[Stated problem]
Return all lines in the material below that contain "this".

[Available records]
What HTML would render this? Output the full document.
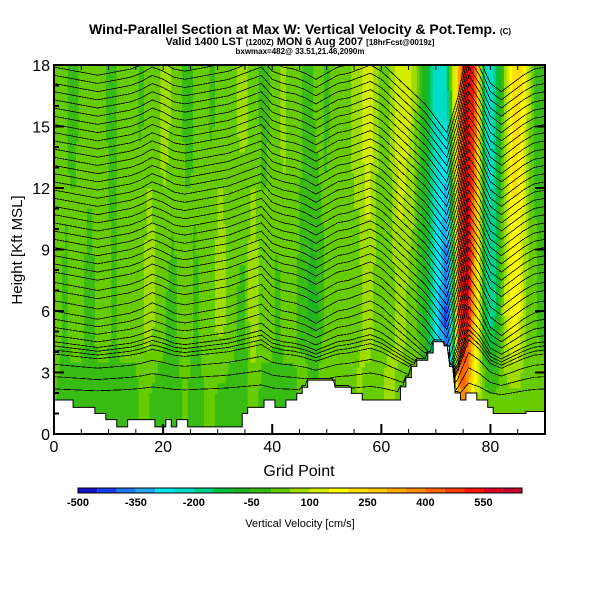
<!DOCTYPE html>
<html><head><meta charset="utf-8"><style>
body{margin:0;background:#fff;width:600px;height:600px;overflow:hidden;font-family:"Liberation Sans",sans-serif}
svg{display:block}
</style></head><body>
<svg id="chart" width="600" height="600" viewBox="0 0 600 600">
<rect width="600" height="600" fill="#fff"/>
<text x="300" y="34" text-anchor="middle" font-size="14" font-weight="bold" font-family="Liberation Sans, sans-serif">Wind-Parallel Section at Max W: Vertical Velocity &amp; Pot.Temp. <tspan font-size="8">(C)</tspan></text>
<text x="300" y="45" text-anchor="middle" font-size="11" font-weight="bold">Valid 1400 LST <tspan font-size="8">(1200Z)</tspan> MON 6 Aug 2007 <tspan font-size="8">[18hrFcst@0019z]</tspan></text>
<text x="300" y="54" text-anchor="middle" font-size="8" font-weight="bold">bxwmax=482@ 33.51,21.46,2090m</text>
<defs><clipPath id="pc"><rect x="54" y="65" width="491" height="369"/></clipPath></defs>
<g id="field" clip-path="url(#pc)"></g>
<g id="terrain" clip-path="url(#pc)"></g>
<g id="contours" clip-path="url(#pc)"></g>
<g id="axes"></g>
<text transform="translate(22,250) rotate(-90)" text-anchor="middle" font-size="15">Height [Kft MSL]</text>
<text x="299" y="476" text-anchor="middle" font-size="16">Grid Point</text>
<g id="cbar"></g>
<text x="300" y="527" text-anchor="middle" font-size="11">Vertical Velocity [cm/s]</text>
</svg>
<script>
const palette=["#1010c8","#1a3cf0","#1e78f0","#22a8f0","#00e6f0","#00dcc8","#00d08c","#00c040","#20b41e","#38bb12","#66cc00","#a0dc00","#d4ec00","#ffff00","#ffe000","#ffc800","#ffa800","#ff8c00","#ff6400","#ff3c00","#ff1400","#e00020","#c80030"];
const cbarLabels=[-500,-350,-200,-50,100,250,400,550];
const terrain=[1.66,1.66,1.66,1.66,1.3,1.3,1.3,1.3,1.0,1.0,0.7,0.7,0.35,0.35,0.7,0.7,0.7,0.7,0.7,0.35,0.35,0.7,0.35,0.7,0.7,0.35,0.35,0.35,0.35,0.35,0.35,0.35,0.35,0.35,0.35,1.0,1.3,1.3,1.3,1.66,1.66,1.3,1.3,1.66,1.66,1.98,2.28,2.63,2.63,2.63,2.63,2.63,2.28,2.28,2.28,1.98,1.98,1.66,1.66,1.66,1.66,1.66,1.66,1.66,2.3,2.75,3.3,3.6,3.6,3.95,4.5,4.5,4.3,3.3,2.0,1.66,2.0,2.0,1.66,1.66,1.3,1.0,1.0,1.0,1.0,1.0,1.0,1.1,1.1,1.1,1.1];
const wLow=[25,-20,-20,-20,-20,-20,-20,-20,-20,-20,
 -20,-20,-20,-20,-20,-20,25,25,-20,-20,
 -20,-20,-20,-20,25,-20,-20,-20,25,25,
 -20,-20,-20,-20,-20,-20,25,25,-20,-20,
 -20,-20,-20,-20,-20,25,25,25,25,25,
 25,25,25,25,25,25,80,25,25,25,
 25,80,80,25,25,25,25,25,-20,-80,
 -200,-300,-400,-300,300,400,250,130,80,25,
 25,25,25,25,25,25,25,25,25,25,25];
const wMid=[25,25,-20,25,25,25,-20,-20,25,25,
 25,-20,25,25,25,25,25,80,80,25,
 25,-20,-20,25,25,25,-20,25,25,25,
 80,80,25,25,-20,-20,80,80,25,25,
 25,-20,25,25,25,-20,-20,-70,-70,-20,
 25,25,25,25,25,25,25,80,80,25,
 25,25,25,80,80,25,25,-20,-80,-150,
 -250,-330,-430,-200,420,560,560,300,120,-130,
 -200,-150,25,130,200,180,80,25,25,-20,-20];
const wTop=[25,25,25,-20,-20,25,25,25,25,25,
 -20,-20,25,25,25,25,-20,25,25,25,
 80,80,25,25,-20,-20,25,25,25,-20,
 25,25,25,25,80,80,25,25,-20,-20,
 25,25,80,25,25,25,-20,-20,25,25,
 -20,25,25,25,25,80,80,130,130,80,
 25,25,80,130,130,130,80,-20,-80,-150,
 -220,-220,-220,80,250,480,560,520,200,-220,
 -220,-180,-50,120,200,220,200,80,-20,-20,-20];
const levels=[2.2,2.8,3.4,3.9,4.1,4.3,4.5,4.8,5.2,5.6,6.0,6.5,7.0,7.4,7.9,8.3,8.7,9.1,9.5,9.9,10.3,10.7,11.1,11.5,11.9,12.3,12.7,13.1,13.5,13.9,14.3,14.7,15.1,15.5,15.9,16.3,16.7,17.1,17.5,17.9];
const disp=[0,-0.1,-0.2,-0.3,-0.4,-0.3,-0.2,-0.1,0.1,0.4,0.2,-0.1,-0.2,-0.1,0,0.1,0.2,0.4,0.6,0.8,0.2,0,-0.1,-0.3,-0.6,-0.3,0,0.1,0.3,0.5,0.2,-0.3,-0.8,-1.3,-1.8,-2.5,-3.2,-1.5,1.2,0.4,-0.8,-1.2,-0.8,-0.4,-0.1,0];
const xTicks=[0,20,40,60,80];
const yTicks=[0,3,6,9,12,15,18];

const NS="http://www.w3.org/2000/svg";
const X0=54,X1=545,Y0=434,Y1=65;
const sx=g=>X0+(g/90)*(X1-X0);
const sy=z=>Y0-(z/18)*(Y0-Y1);
function mk(tag,attrs,parent){const e=document.createElementNS(NS,tag);for(const k in attrs)e.setAttribute(k,attrs[k]);parent.appendChild(e);return e;}
function interp2(a,g){const p=g/2,i=Math.min(Math.floor(p),a.length-2),t=p-i;return a[i]*(1-t)+a[i+1]*t;}
function interp1(a,g){const i=Math.min(Math.floor(g),a.length-2),t=g-i;return a[i]*(1-t)+a[i+1]*t;}
function colorFor(v){let i=Math.floor((v+500)/50);i=Math.max(0,Math.min(palette.length-1,i));return palette[i];}
function wAt(g,z){const lo=interp1(wLow,g),mi=interp1(wMid,g),hi=interp1(wTop,g);
 if(z<=1.5)return lo;if(z<=6)return lo+(mi-lo)*(z-1.5)/4.5;if(z<=17)return mi+(hi-mi)*(z-6)/11;return hi;}
const field=document.getElementById('field');
for(let g=0;g<90;g+=0.5){for(let z=0;z<18;z+=0.25){
 const r=mk('rect',{x:sx(g).toFixed(2),y:sy(z+0.25).toFixed(2),width:(sx(0.5)-sx(0)+0.4).toFixed(2),height:(sy(0)-sy(0.25)+0.4).toFixed(2),fill:colorFor(wAt(g+0.25,z+0.125))},field);
 
 
}}
let pts=`${sx(0)},${sy(0)} `;
terrain.forEach((h,i)=>{pts+=`${sx(i-0.5)},${sy(h)} ${sx(i+0.5)},${sy(h)} `;});
pts+=`${sx(91)},${sy(0)}`;
const tp=mk('polygon',{points:pts,fill:'#fff',stroke:'#000','stroke-width':1},document.getElementById('terrain'));


const cg=document.getElementById('contours');
levels.forEach(lv=>{let d='';
 for(let g=0;g<=90;g+=0.5){const ter=terrain[Math.round(g)];const att=Math.min(1,Math.max(0.15,(lv-1)/5));
  let z=lv+interp2(disp,g)*att; if(z<ter+0.08)z=ter+0.08;
  d+=(g===0?'M':'L')+sx(g).toFixed(1)+','+sy(z).toFixed(1);}
 const p=mk('path',{d:d,fill:'none',stroke:'#000','stroke-width':0.8,'shape-rendering':'crispEdges'},cg);
 
 
});
const ax=document.getElementById('axes');
mk('rect',{x:X0,y:Y1,width:X1-X0,height:Y0-Y1,fill:'none',stroke:'#000','stroke-width':2},ax);
for(let z=0;z<=18;z++){const maj=z%3===0;mk('line',{x1:X0,x2:X0+(maj?10:5),y1:sy(z),y2:sy(z),stroke:'#000','stroke-width':2},ax);
 if(maj)mk('line',{x1:X1,x2:X1-10,y1:sy(z),y2:sy(z),stroke:'#000','stroke-width':2},ax);}
for(let g=0;g<=90;g+=5){const maj=g%20===0;mk('line',{x1:sx(g),x2:sx(g),y1:Y0,y2:Y0-(maj?10:5),stroke:'#000','stroke-width':maj?2:1},ax);
 mk('line',{x1:sx(g),x2:sx(g),y1:Y1,y2:Y1+5,stroke:'#000','stroke-width':1},ax);}
yTicks.forEach(v=>{const t=mk('text',{x:X0-4,y:sy(v)+6,'text-anchor':'end','font-size':16},ax);t.textContent=v;
 
 });
xTicks.forEach(v=>{const t=mk('text',{x:sx(v),y:Y0+18,'text-anchor':'middle','font-size':16},ax);t.textContent=v;
 
 });
const cb=document.getElementById('cbar');const cw=444/palette.length;
palette.forEach((c,i)=>{const r=mk('rect',{x:78+i*cw,y:488,width:cw,height:5,fill:c},cb);
 
 });
mk('rect',{x:78,y:488,width:444,height:5,fill:'none',stroke:'#000','stroke-width':1},cb);
cbarLabels.forEach((v,i)=>{const t=mk('text',{x:78+i*3*cw,y:506,'text-anchor':'middle','font-size':11,'font-weight':'bold'},cb);t.textContent=v;
 
 });
</script>
</body></html>
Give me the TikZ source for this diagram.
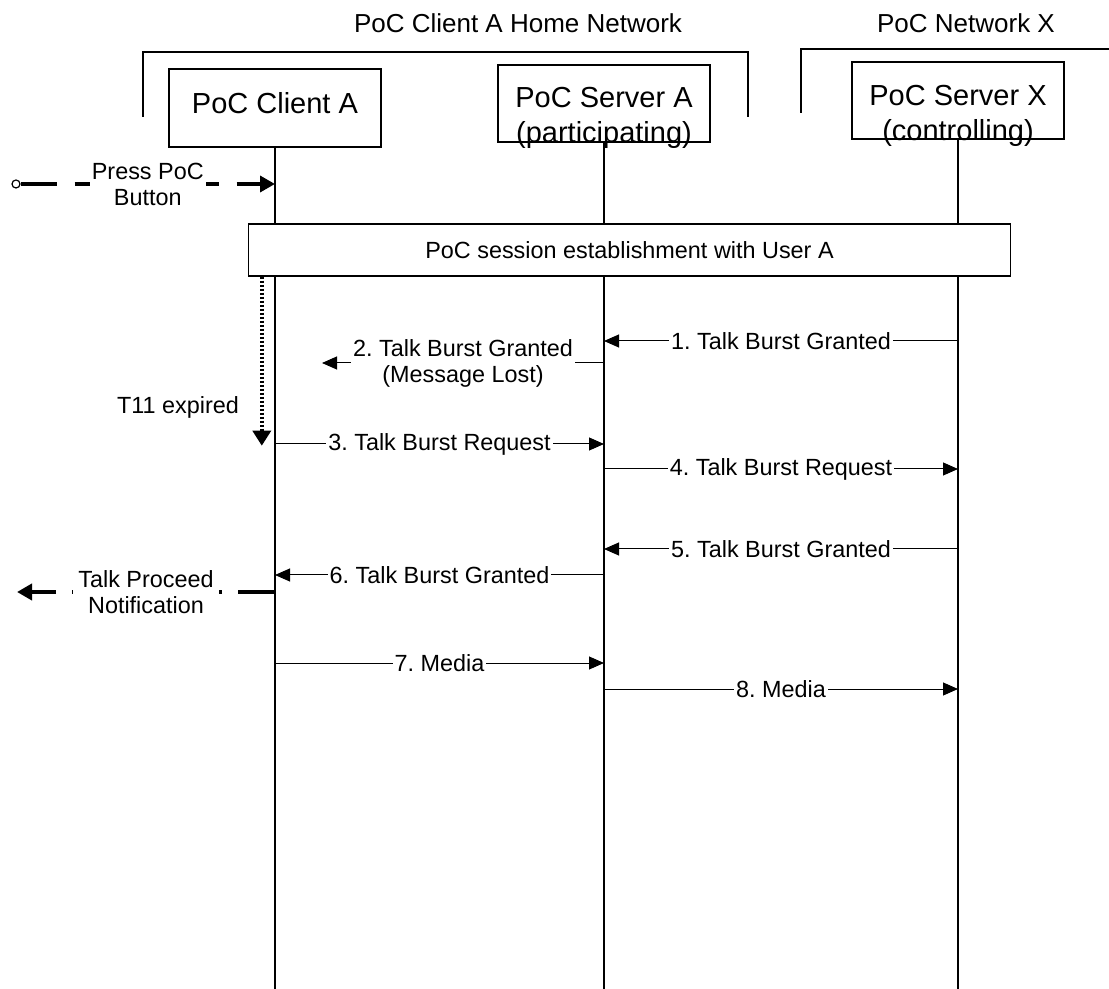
\documentclass[tikz,border=0pt]{standalone}
\usepackage{fontspec}
\setmainfont{Liberation Sans}
\usetikzlibrary{arrows.meta}
\frenchspacing

\tikzset{
    entity/.style={draw, line width=1pt, minimum width=106pt, minimum height=38.75pt},
    entitytext/.style={align=center, font=\fontsize{14.5}{17.5}\selectfont},
    lifeline/.style={line width=1.3pt},
    msg/.style={line width=0.5pt},
    lbl/.style={fill=white, inner sep=1pt, align=center,
        font=\fontsize{11.7}{13}\selectfont},
    userarrow/.style={line width=1.75pt,
        -{Triangle[length=7.5pt, width=8pt]}},
}

\begin{document}
\begin{tikzpicture}[>={Triangle[length=7.5pt, width=6.5pt]}, x=0.5pt, y=-0.5pt]

    \useasboundingbox (0,0) rectangle (1109,989);

    % network domains
    \node[font=\fontsize{13}{15}\selectfont] (HomeTitle) at (518,23)
        {PoC Client A Home Network};
    \node[font=\fontsize{13}{15}\selectfont] (NetXTitle) at (966,23)
        {PoC Network X};
    \draw[line width=1pt] (143,117) -- (143,52) -- (748,52) -- (748,117);
    \draw[line width=1pt] (801,113) -- (801,49) -- (1109,49);

    % entities
    \node[entity] (Client) at (275,108) {};
    \node[entitytext] (ClientTxt) at ([yshift=2.5pt]Client.center)
        {PoC Client A};
    \node[entity] (SrvA) at (604,103.5) {};
    \node[entitytext] (SrvATxt) at ([yshift=-7pt]SrvA.center)
        {PoC Server A\\(participating)};
    \node[entity] (SrvX) at (958,100.5) {};
    \node[entitytext] (SrvXTxt) at ([yshift=-7.5pt]SrvX.center)
        {PoC Server X\\(controlling)};

    % lifelines
    \draw[lifeline] (Client.south) -- (Client.south |- 0,989);
    \draw[lifeline] (SrvA.south) -- (SrvA.south |- 0,989);
    \draw[lifeline] (SrvX.south) -- (SrvX.south |- 0,989);

    % user action
    \node[circle, draw, fill=white, line width=0.6pt, inner sep=0pt,
        minimum size=4pt] (Btn) at (16,184) {};
    \draw[userarrow, dash pattern=on 18pt off 9pt] (Btn.east)
        -- node[lbl] {Press PoC\\Button} (Btn -| Client);

    \node[draw, fill=white, line width=0.7pt, minimum width=381pt,
        minimum height=26pt, font=\fontsize{11.7}{13}\selectfont]
        (Session) at (629.5,250) {PoC session establishment with User A};

    % timer
    \draw[line width=1.7pt, dash pattern=on 1.2pt off 0.8pt,
        -{Triangle[length=7.5pt, width=9pt]}]
        ([xshift=7pt]Session.south west) -- ++(0,169);
    \node[font=\fontsize{11.7}{13}\selectfont] (T11) at (178,407) {T11 expired};

    % floor control
    \draw[msg, ->] (SrvX |- 0,341)
        -- node[lbl] {1. Talk Burst Granted} (SrvA |- 0,341);
    \coordinate (Lost) at (322,363);
    \draw[msg, ->] (SrvA |- Lost)
        -- node[lbl] {2. Talk Burst Granted\\(Message Lost)} (Lost);
    \draw[msg, ->] (Client |- 0,444)
        -- node[lbl] {3. Talk Burst Request} (SrvA |- 0,444);
    \draw[msg, ->] (SrvA |- 0,469)
        -- node[lbl] {4. Talk Burst Request} (SrvX |- 0,469);
    \draw[msg, ->] (SrvX |- 0,549)
        -- node[lbl] {5. Talk Burst Granted} (SrvA |- 0,549);
    \draw[msg, ->] (SrvA |- 0,575)
        -- node[lbl] {6. Talk Burst Granted} (Client |- 0,575);

    \coordinate (Notify) at (17,592);
    \draw[userarrow, line width=2pt,
        dash pattern=on 18.5pt off 8pt on 2pt off 8pt]
        (Client |- Notify) -- node[lbl, inner xsep=2.5pt]
        {Talk Proceed\\Notification} (Notify);

    % media
    \draw[msg, ->] (Client |- 0,663)
        -- node[lbl] {7. Media} (SrvA |- 0,663);
    \draw[msg, ->] (SrvA |- 0,689)
        -- node[lbl] {8. Media} (SrvX |- 0,689);

\end{tikzpicture}
\end{document}
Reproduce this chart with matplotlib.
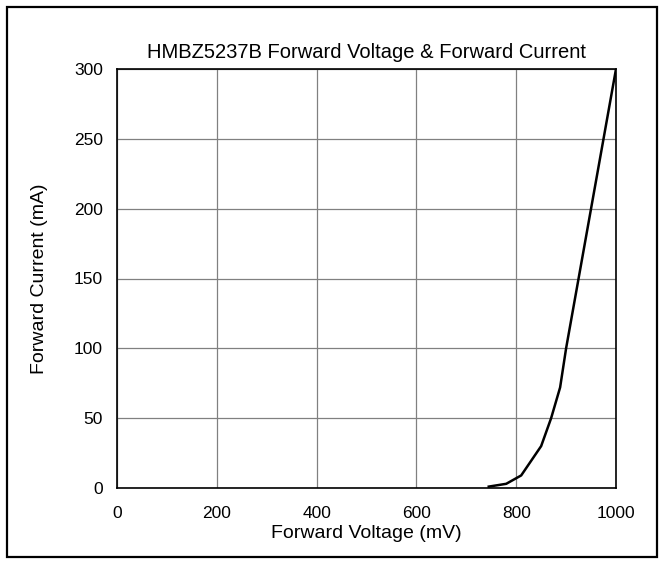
import matplotlib
matplotlib.use("Agg")
import matplotlib.pyplot as plt
from matplotlib.patches import Rectangle

plt.rcParams['font.family'] = ['Liberation Sans', 'DejaVu Sans']

voltage_mv = [745, 780, 795, 810, 850, 870, 888, 900, 925, 950, 975, 1000]
current_ma = [1, 3, 6, 9, 30, 50, 72, 100, 150, 200, 250, 300]
x_ticks = [0, 200, 400, 600, 800, 1000]
y_ticks = [0, 50, 100, 150, 200, 250, 300]
title = "HMBZ5237B Forward Voltage & Forward Current"
x_label = "Forward Voltage (mV)"
y_label = "Forward Current (mA)"

fig = plt.figure(figsize=(6.66, 5.67), dpi=100)
fig.patches.append(Rectangle((7/666, 1-557/567), 650/666, 550/567,
                             transform=fig.transFigure, fill=False,
                             edgecolor='black', linewidth=1.6))
ax = fig.add_axes([117/666, 1-488/567, 499/666, 419/567])
ax.plot(voltage_mv, current_ma, color='black', linewidth=1.8)
ax.set_xlim(0, 1000)
ax.set_ylim(0, 300)
ax.set_xticks(x_ticks)
ax.set_yticks(y_ticks)
ax.grid(True, color='#808080', linewidth=0.9)
ax.set_axisbelow(True)
ax.tick_params(axis='both', length=0, labelsize=12.5)
ax.tick_params(axis='x', pad=13)
ax.tick_params(axis='y', pad=10)
for s in ax.spines.values():
    s.set_color('black')
    s.set_linewidth(1.2)
ax.set_title(title, fontsize=14.5, pad=8)
ax.set_xlabel(x_label, fontsize=14, labelpad=3)
ax.set_ylabel(y_label, fontsize=14, labelpad=19)
fig.savefig("out.png", dpi=100)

[Response below]
What HTML would render this? Output the full document.
Give me the TikZ source for this diagram.
Reproduce this chart with matplotlib.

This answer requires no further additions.